Election Night, 1980 seems like yesterday. I was a real estate developer in Denver, wired into the booster club of developers, homebuilders, highway contractors and our suppliers, all believers that we were hobbled by the regulations that the city planners and environmentalists had thrown up to separate us from the hugely prosperous lives we were leading. I went to a party at a highway contractor’s home, a fellow who prided himself that his bids “included doing the work.” We watched a country weary of the liberal rhetoric throw out Jimmy Carter and throw in with Ronald Reagan hook, line & sinker (archaic term for, like, a lot).

It was an amazing, dramatic, peaceful and gentlemanly shift of power. We remarked how we lived in the only country that could shift governments and ideologies so drastically and so civilly. Tuesday night will be the Republicans’ chance to see if they can as graciously cede the reins to the new order. Few are optimistic, so most rational people are hoping for a lopsided victory. My guess all along has been that they won’t be disappointed, but I was surprised on Sunday morning to hear Tucker Carlson agree, guessing that it will be a two-point victory–for Kerry!

Losers

The big losers in this election will be both parties, for this is the sunset of broadcast politics, expensive pollsters and the two parties as we know them. Their unmitigated cynicism, reach, grasp and greed doom them and their most extreme supporters to the margins of the political scene, like the smokers shivering outside a New York club that once welcomed them.

I now can get back to my regular programming, which has to do with building communities via web services. The web service that interests me most is the one called Xpertweb, which had been my passion and avocation for over a decade. That hobby was interrupted 18 months ago when I came across the NeoCon train wreck that derailed our great nation, fueled by its passengers’ fears that evil non-Christians might strike again. I felt obligated to see if I might help.

The coward dies a thousand deaths, the brave man dies but once.
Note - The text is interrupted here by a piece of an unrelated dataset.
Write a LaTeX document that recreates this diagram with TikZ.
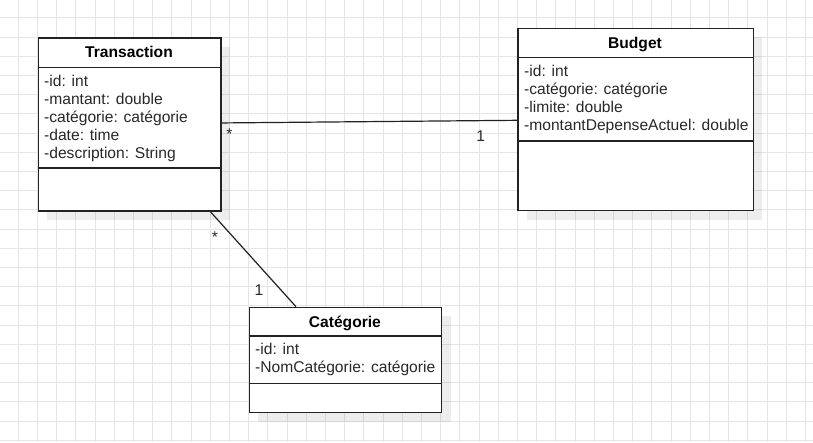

Our collective bravado-clad cowardice has caused us all a thousand deaths (over 1100 by the latest count), but history will prove again that you don’t change values in the middle of the stream, no matter how scared you are.

That’s why Kerry is the true conservative, and not the Bushies, who are radical by any measure. America’s core values matter more than the the threat of random violence to us or our peers, leveraged into corporate welfare by people who don’t know any better. I’d rather watch a 767 fly into my apartment window than congeal my core values so I can die in an ICU with a tube down my throat.